Conversation of the Birds | Music | Hudson Valley | Chronogram Magazine
Conversation of the Birds
David Rothenberg leads a “Sounds of the Wild” workshop in Ghent on August 11.

 

In the early morning during this season, a lone bird begins singing outside the bedroom window of my cottage in the woods. Within a few minutes, another bird joins in to make it a duet. Soon after, a choir of birds slowly builds, dozens joining in the grand explosive opera. Every day it’s the same. Sometimes I listen. Other times, I bury my head under the pillows.

“Birdsong is the oldest music we know,” says composer and nature sound maven David Rothenberg, author of Why Birds Sing. “It’s been around for millions of years, longer than human beings. And we still don’t understand what it’s about. We can talk about what it’s for, but we haven’t thought much about how it’s put together. Why these particular structures? Why these particular forms? No one’s really studied the dawn chorus of birds. You’d think there’d be a large amount of literature about this, but there isn’t. There are theories but no good explanation for why birds sing at dawn rather than other times of day.”

Perhaps science doesn’t take the topic seriously, but Rothenberg has devoted his career to listening to nature in a musical way. This month, in “Sounds of the Wild,” a workshop at the Nature Institute in Ghent, Rothenberg will lead participants out into the field and guide them in listening to nature’s sounds at different times of day and in different habitats. He calls upon the works of German author Johann Wolfgang von Goethe, who spent a lifetime interested in changing science into something more organic, declaring that it should be more about engaging the senses and paying attention. “He was onto something,” says Rothenberg. “There’s a more holistic way of doing science.”

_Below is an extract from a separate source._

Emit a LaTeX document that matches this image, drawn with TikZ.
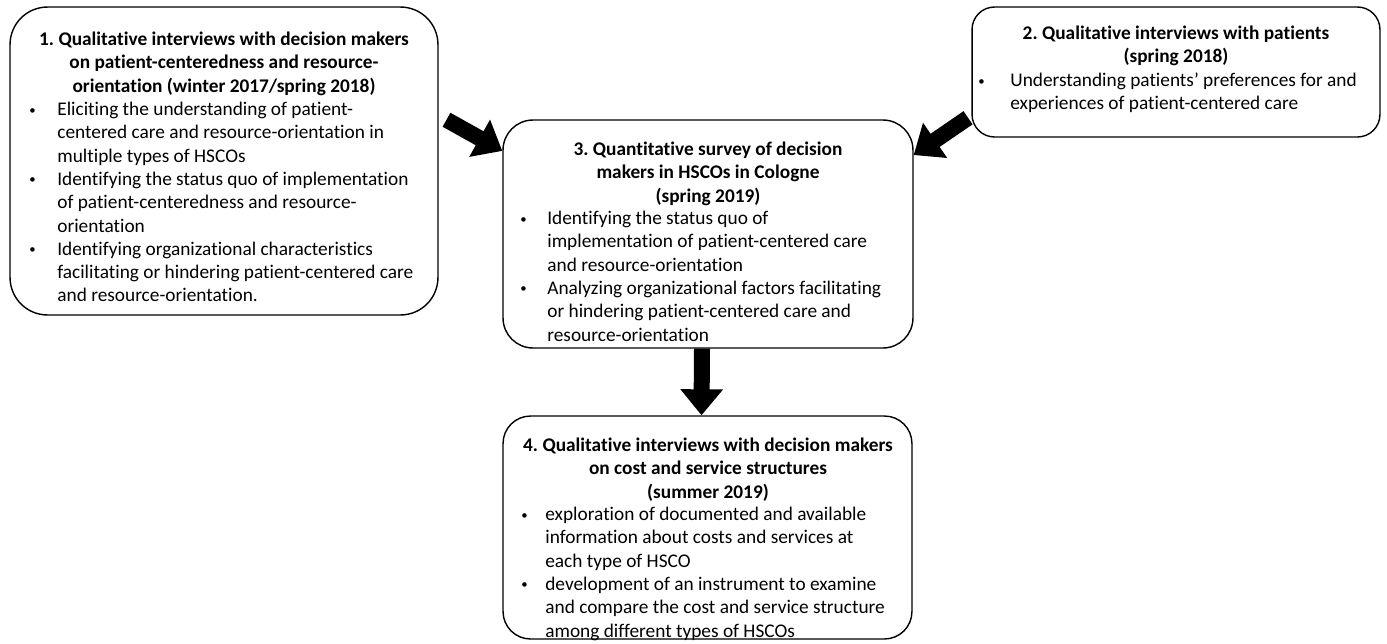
\documentclass[tikz,border=0pt]{standalone}
\usepackage{fontspec}
\setmainfont{Carlito}[Ligatures=NoCommon]
\usepackage{graphicx}
\usepackage{tikz}
\usetikzlibrary{arrows.meta}

\frenchspacing
\newcommand{\bulmark}[1][0.56cm]{\makebox[#1][l]{\hspace{0.6pt}\raisebox{0.9pt}{\scalebox{0.66}{\textbullet}}}}
\newcommand{\bulskip}[1][0.56cm]{\hspace*{#1}}

\tikzset{
  panel/.style={draw, line width=0.8pt, rounded corners=#1},
  panel/.default=0.6cm,
  head/.style={font=\fontsize{11}{13.25}\selectfont\bfseries, inner sep=0pt, align=center, anchor=north},
  items/.style={font=\fontsize{11}{13.25}\selectfont, inner sep=0pt, align=left, anchor=north west},
  bigarrow/.style={line width=0.32cm, -{Triangle[length=0.52cm, width=0.82cm]}}
}

\begin{document}
\begin{tikzpicture}[x=0.02cm, y=-0.02cm]
\useasboundingbox (0,0) rectangle (1387,643);

\node[panel=0.75cm, minimum width=8.56cm, minimum height=6.16cm] (s1) at (224,161) {};
\node[panel=0.45cm, minimum width=8.16cm, minimum height=2.6cm] (s2) at (1176,72) {};
\node[panel=0.6cm, minimum width=8.2cm, minimum height=4.56cm] (s3) at (708,234) {};
\node[panel=0.55cm, minimum width=8.18cm, minimum height=4.46cm] (s4) at (707.5,527.5) {};

\node[head] (s1head) at (224,29) {\strut 1. Qualitative interviews with decision makers\\
on patient-centeredness and resource-\\
orientation (winter 2017/spring 2018)};
\node[items] (s1list) at (28,99) {\strut\bulmark[0.58cm]Eliciting the understanding of patient-\\
\bulskip[0.58cm]centered care and resource-orientation in\\
\bulskip[0.58cm]multiple types of HSCOs\\
\bulmark[0.58cm]Identifying the status quo of implementation\\
\bulskip[0.58cm]of patient-centeredness and resource-\\
\bulskip[0.58cm]orientation\\
\bulmark[0.58cm]Identifying organizational characteristics\\
\bulskip[0.58cm]facilitating or hindering patient-centered care\\
\bulskip[0.58cm]and resource-orientation.};

\node[head] (s2head) at (1176,23) {\strut 2. Qualitative interviews with patients\\
(spring 2018)};
\node[items] (s2list) at (977,70) {\strut\bulmark[0.66cm]Understanding patients’ preferences for and\\
\bulskip[0.66cm]experiences of patient-centered care};

\node[head] (s3head) at (708,139) {\strut 3. Quantitative survey of decision\\
makers in HSCOs in Cologne\\
(spring 2019)};
\node[items] (s3list) at (519,208) {\strut\bulmark Identifying the status quo of\\
\bulskip implementation of patient-centered care\\
\bulskip and resource-orientation\\
\bulmark Analyzing organizational factors facilitating\\
\bulskip or hindering patient-centered care and\\
\bulskip resource-orientation};

\node[head] (s4head) at (708,435) {\strut 4. Qualitative interviews with decision makers\\
on cost and service structures\\
(summer 2019)};
\node[items] (s4list) at (520,504) {\strut\bulmark[0.5cm]exploration of documented and available\\
\bulskip[0.5cm]information about costs and services at\\
\bulskip[0.5cm]each type of HSCO\\
\bulmark[0.5cm]development of an instrument to examine\\
\bulskip[0.5cm]and compare the cost and service structure\\
\bulskip[0.5cm]among different types of HSCOs};

\draw[bigarrow, shorten <=0.18cm] (s1.12) -- (s3.158);
\draw[bigarrow, shorten <=0.08cm] (s2.192) -- (s3.21);
\draw[bigarrow] ([xshift=-0.12cm]s3.south) -- ([xshift=-0.12cm]s4.north);
\end{tikzpicture}
\end{document}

In Rothenberg’s upcoming workshop he will teach participants how to listen. “Not just to try to figure out everything you hear, but to think about the more musical aspects; how all of the sounds fit together, and to study the soundscape,” he explains. “Listening is about forgetting the name of the thing we hear. We don’t just want to name it. Then you stop listening.”

Once a jazz musician, Rothenberg eventually started playing live music with birds. But he doesn’t stop with our feathered friends. He’s also into bugs. One of his favorites? The variety of katydid known as the slightly musical conehead. “We’ll be hearing a lot of insects in August,” he says. “But what are these bugs? Why are they making these sounds? In a way, the interaction between insects singing together is much better understood than with birds. It’s believed that the different species of birds don’t listen to each other, but bugs do. They’re much more like little machines; they’re simpler organisms. The temperature goes up, the bug changes what it does. He hears a certain rhythm and he responds. They’re much more reliable because they’re simpler. Bugs will cooperate.”